Hungarian Cardinal's Parents Defied Communism
Mar 12, 2013
He's the son of a deeply religious couple who defied communist repression to practice their faith. And if elected pope, Hungarian Cardinal Peter Erdo would be the second pontiff to come from eastern Europe — following in the footsteps of the late John Paul II, a Pole who left a great legacy helping to topple communism.
A cardinal since 2003, Erdo is known as an erudite scholar with a common touch. An expert on canon law and distinguished university theologian, he has also striven to forge close ties to the parish faithful.
Erdo regularly visits all his parishes, and established a city mission in Budapest to organize debates, concerts and performances designed to attract people back to the church. Hungary is a country where over half the 10 million citizens say they are Catholic, but only a fraction attends Mass.
"He is the kind of bishop who does not spend his time in his ... palace but instead takes his role as a teacher very seriously," said Balazs Schanda, dean of the Faculty of Law and Political Sciences at Budapest's Pazmany Pater Catholic University.
EDITOR'S NOTE: As the Roman Catholic Church prepares to elect a successor to Pope Benedict XVI, The Associated Press is profiling key cardinals seen as "papabili" — contenders to the throne. In the secretive world of the Vatican, there is no way to know who is in the running, and history has yielded plenty of surprises. But these are the names that have come up time and again in speculation. Today: Peter Erdo
Erdo's homilies are posted on the website of the archdiocese, often on the same day he gives them at Mass. And as president of the Council of European Bishops' Conferences, the 60-year-old cardinal has also paid special attention to relations with the Jewish community and the Roma — or Gypsies — who are among Hungary's poorest and least educated people.
Erdo is the oldest of six siblings and has a twin brother, Pal. His parent tried to raise him in the Catholic faith at a time when people who practiced their religion faced persecution.
Many Catholics were discriminated against in the workplace; Erdo's father, a lawyer, was even barred from practicing his profession.
The cardinal has said that his parents were prepared to pay the price for their choice.
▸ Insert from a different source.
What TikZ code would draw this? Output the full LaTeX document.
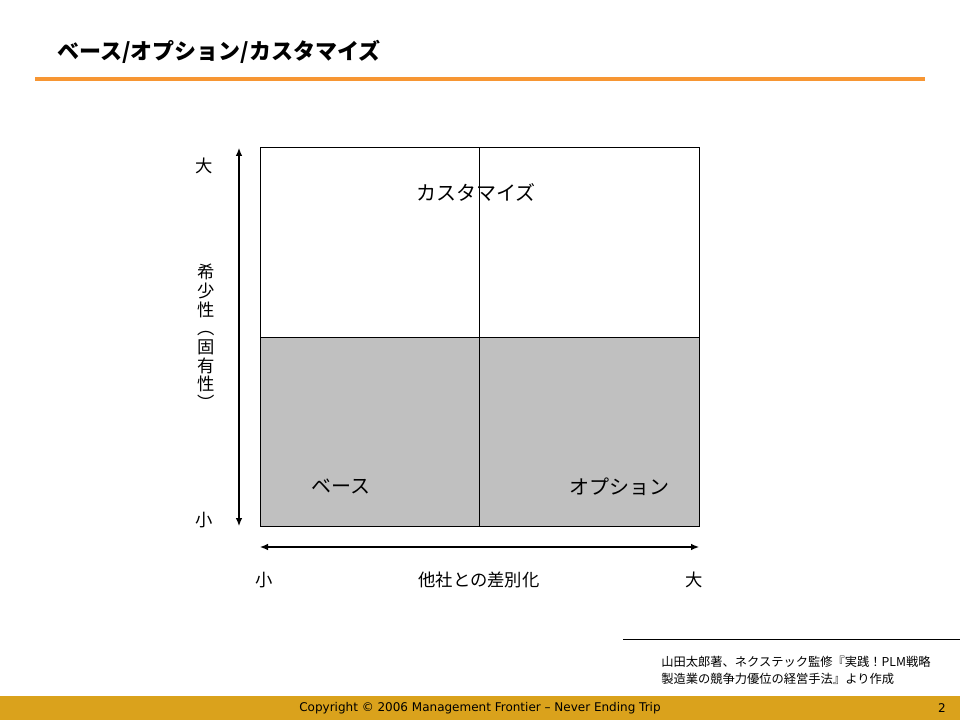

"They had made a grave and important decision: what is more important, religion or advancement in society?" Erdo said in a lengthy interview published in 2008. "They chose their faith."
Erdo's religious vocation came to him gradually.
He became an altar boy at the age of six and enjoyed the parochial activities at his local church but it wasn't until he was close to finishing high school that he seriously considered becoming a priest.
Before entering the seminary he was drafted into the army, serving for several months in the southern city of Nagyatad.
He was ordained on June 18, 1975, in Budapest, a week before his 23rd birthday, which at the time was the minimum age for becoming a priest.
His first assignment was as chaplain in the northern town of Dorog, an industrial area best known for its coal mines, which have since been closed down.
After doctoring in theology in Hungary, he studied canon law at the Pontifical Lateran University in Rome, where he obtained another doctorate in 1980, the same year he began his teaching career in Hungary.
Erdo, the only Hungarian to enter the conclave to elect the next pope, was named Archbishop of Esztergom-Budapest in 2002.
He has taught and done research at several universities, including the Gregorian University in Rome, the University of California, Berkeley and the Catholic University in Buenos Aires, among others. He was rector of the Pazmany Peter Catholic University from 1998 to 2003.
Erdo speaks several languages, including Latin, German, Italian, Spanish and French and has taken lessons to improve his English.
Shortly before departing for the conclave in Rome, Erdo talked about the most important task facing the next pope.
"People have to be guided to Jesus Christ," Erdo told Hungarian state news agency MTI. "This is the big problem, the great challenge and the central task."